18. Olympos Antik Kenti, Antalya.

Kesin kuruluş tarihi bilinmese de, MÖ 167–168 yılarında basılan Likya Birlik sikkelerinde adı geçen Olympos, Likya Birliği’nde üç oy hakkına sahip altı şehirden biriydi. Kentin günümüze ulaşmış kalıntılarının çoğu orman içinde ağaç ve çalılarla örtülü olup Helenistik, Roma, Bizans dönemlerine ait. Antik dönemde kenti ikiye bölen nehir yatağı bir kanal içine alınarak her iki yakası da iskele olarak kullanılmış ve köprü ile birbirine bağlanmıştı. Bugün köprünün bir ayağı hala yerinde duruyor. Nehir ağzına yakın bir yerde küçük ve dik akropolde geç dönemlerden kalan yapı kalıntıları yer alıyor. Irmağın güney kıyısındaki Hellenistik temelli ve Roma onarımlı küçük tiyatro oldukça harap durumda olsa da, girişin bir yanı iyi korunmuş.

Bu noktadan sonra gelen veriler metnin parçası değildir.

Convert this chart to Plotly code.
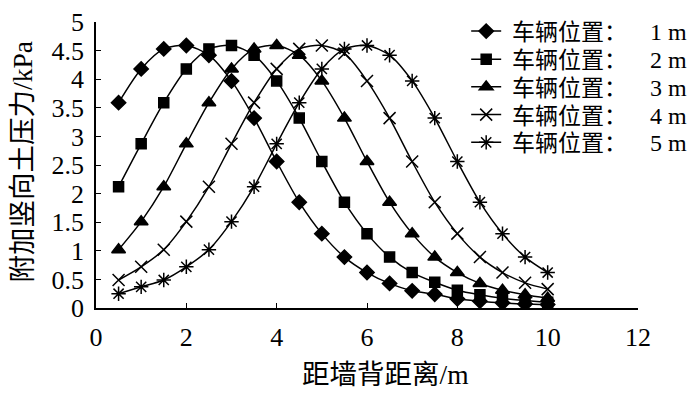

19. Patara Antik Kenti, Antalya.

Fethiye-Kalkan arasında Xanthos vadisinin güneybatı ucunda bugünkü Ovagelemiş Köyünde yer alıyor. Likya’nın en önemli ve en eski şehirlerinden biridir. Şehrin günümüz kalıntılarına giriş, MS 100 yıllarına tarihlendirilen görkemli ve çok iyi korunmuş Roma zafer takından yapılmakta. Takın batısındaki tepenin yamaçlarında, Likya tipi lahitlerin bulunduğu mezarlık alanı uzanır. Kentin en güney ucundaki tiyatronun depremden sonra MS 147 yılında yeniden inşa edildiği yazıtlardan anlaşılıyor. Şehrin diğer kalıntıları arasında Vespasian Hamamı, Korinth Tapınağı, ana cadde, liman ve tahıl ambarı sayılabilir.

20. Pergamon Antik Kenti, İzmir.

Kale Dağı’nın tepesindeki Pergamon Antik Kenti, anıtsal mimarisiyle Helenistik dönem şehir planlamacılığının en iyi örneklerinden birini temsil ediyor. Athena Tapınağı, Trajan Tapınağı, Helenistik dönemin en dik tiyatro yapısı, kütüphane, Heroon, Zeus Sunağı, Dionysos Tapınağı, agora ve gymnasion yapıları bu planlama sisteminin ve dönem mimarisinin en seçkin örnekleri arasında. Helenistik Bergama Krallığının başkenti olan kent, aynı zamanda önemli bir eğitim merkeziydi.